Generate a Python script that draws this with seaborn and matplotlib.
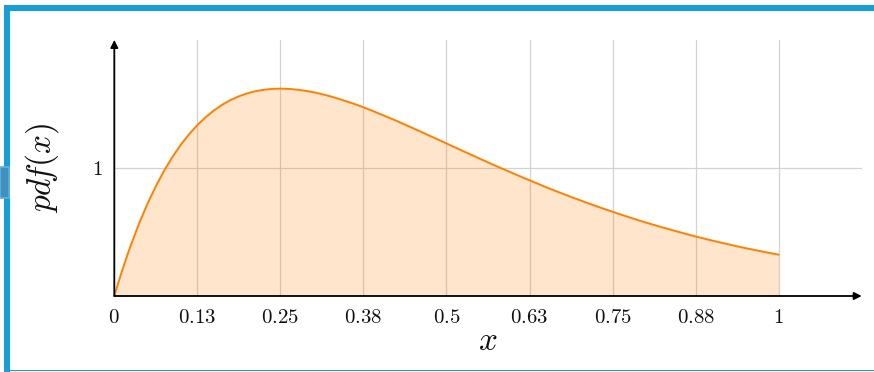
import matplotlib
matplotlib.use("Agg")
import matplotlib.pyplot as plt
from matplotlib.patches import Rectangle
import seaborn as sns
import pandas as pd

# Density sampled on [0, 1]
x_vals = [0.0, 0.00625, 0.0125, 0.01875, 0.025, 0.0375, 0.05, 0.0625, 0.075, 0.0875,
          0.1, 0.1125, 0.125, 0.1375, 0.15, 0.1625, 0.175, 0.1875, 0.2, 0.2125,
          0.225, 0.2375, 0.25, 0.2625, 0.275, 0.2875, 0.3, 0.3125, 0.325, 0.3375,
          0.35, 0.3625, 0.375, 0.3875, 0.4, 0.4125, 0.425, 0.4375, 0.45, 0.4625,
          0.475, 0.4875, 0.5, 0.5125, 0.525, 0.5375, 0.55, 0.5625, 0.575, 0.5875,
          0.6, 0.6125, 0.625, 0.6375, 0.65, 0.6625, 0.675, 0.6875, 0.7, 0.7125,
          0.725, 0.7375, 0.75, 0.7625, 0.775, 0.7875, 0.8, 0.8125, 0.825, 0.8375,
          0.85, 0.8625, 0.875, 0.8875, 0.9, 0.9125, 0.925, 0.9375, 0.95, 0.9625,
          0.975, 0.9875, 1.0]
pdf_vals = [0.000, 0.107, 0.209, 0.306, 0.398, 0.569, 0.721, 0.857, 0.979, 1.086,
            1.181, 1.263, 1.335, 1.397, 1.450, 1.494, 1.531, 1.560, 1.583, 1.600,
            1.611, 1.618, 1.620, 1.618, 1.612, 1.603, 1.592, 1.577, 1.560, 1.541,
            1.520, 1.498, 1.474, 1.449, 1.422, 1.395, 1.368, 1.339, 1.310, 1.281,
            1.251, 1.222, 1.192, 1.162, 1.132, 1.103, 1.073, 1.044, 1.015, 0.987,
            0.959, 0.931, 0.904, 0.877, 0.850, 0.824, 0.799, 0.774, 0.750, 0.726,
            0.703, 0.680, 0.658, 0.636, 0.615, 0.594, 0.574, 0.555, 0.536, 0.518,
            0.500, 0.482, 0.465, 0.449, 0.433, 0.418, 0.403, 0.388, 0.374, 0.361,
            0.348, 0.335, 0.323]

x_ticks = [0, 0.125, 0.25, 0.375, 0.5, 0.625, 0.75, 0.875, 1]
x_tick_labels = ["0", "0.13", "0.25", "0.38", "0.5", "0.63", "0.75", "0.88", "1"]
y_ticks = [1]
y_tick_labels = ["1"]

df = pd.DataFrame({"x": x_vals, "pdf": pdf_vals})

sns.set_theme(style="white")
plt.rcParams["mathtext.fontset"] = "cm"
plt.rcParams["font.family"] = ["DejaVu Serif"]

W, H = 874, 372
fig = plt.figure(figsize=(W / 100, H / 100), dpi=100)
fig.patch.set_facecolor("white")

# axes box in pixel coordinates
ax_l, ax_r, ax_t, ax_b = 114.3, 861.7, 40, 296
ax = fig.add_axes([ax_l / W, 1 - ax_b / H, (ax_r - ax_l) / W, (ax_b - ax_t) / H])
ax.set_facecolor("white")

line_color = "#ff8000"
ax.fill_between(df["x"], 0, df["pdf"], color=line_color, alpha=0.2, lw=0, zorder=2)
sns.lineplot(data=df, x="x", y="pdf", ax=ax, color=line_color, lw=1.4, zorder=3)

ax.set_xlim(0, 1.125)
ax.set_ylim(0, 2.0)

ax.set_xticks(x_ticks)
ax.set_xticklabels([f"${t}$" for t in x_tick_labels])
ax.set_yticks(y_ticks)
ax.set_yticklabels([f"${t}$" for t in y_tick_labels])
ax.tick_params(axis="both", which="major", labelsize=15, direction="inout",
               length=7, width=0.8, color="#bbbbbb", pad=5, labelcolor="#111111")

ax.grid(True, color="#d2d2d2", lw=0.9, zorder=1)
ax.set_axisbelow(True)

for s in ax.spines.values():
    s.set_visible(False)

# axis lines with arrow heads
arrow_kw = dict(arrowstyle="-|>", color="black", lw=1.3, mutation_scale=11,
                shrinkA=0, shrinkB=0)
ax.annotate("", xy=(1, 0), xytext=(0, 0), xycoords="axes fraction",
            textcoords="axes fraction", arrowprops=arrow_kw, zorder=5,
            annotation_clip=False)
ax.annotate("", xy=(0, 1), xytext=(0, 0), xycoords="axes fraction",
            textcoords="axes fraction", arrowprops=arrow_kw, zorder=5,
            annotation_clip=False)

ax.set_xlabel("$x$", fontsize=24, va="center", color="#111111")
ax.xaxis.set_label_coords(0.5, (ax_b - 341) / (ax_b - ax_t))
ax.set_ylabel(r"$pd\!f(x)$", fontsize=24, va="center", ha="center", color="#111111")
ax.yaxis.set_label_coords((42 - ax_l) / (ax_r - ax_l), 0.5)

# frame decoration around the figure
blue = "#149fd7"
def px_rect(x0, y0, x1, y1, **kw):
    fig.add_artist(Rectangle((x0 / W, 1 - y1 / H), (x1 - x0) / W, (y1 - y0) / H,
                             transform=fig.transFigure, **kw))

px_rect(4, 5, W, 11, color=blue, lw=0)
px_rect(4, 5, 10, H, color=blue, lw=0)
px_rect(4, 369.5, W, 371, color="#2a9bd0", lw=0)
px_rect(0, 167, 9, 198, facecolor="#3f90bb", edgecolor="#5ab4e4", lw=1.2)

fig.savefig("out.png", dpi=100, facecolor="white")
-=-=-=-=-
◆ Short task ◆
Reproduce the data above word for word from its first line through the line that holds "import pandas as pd", both ends included; skip pictures.

◆ Worked solution ◆
Generate a Python script that draws this with seaborn and matplotlib.
import matplotlib
matplotlib.use("Agg")
import matplotlib.pyplot as plt
from matplotlib.patches import Rectangle
import seaborn as sns
import pandas as pd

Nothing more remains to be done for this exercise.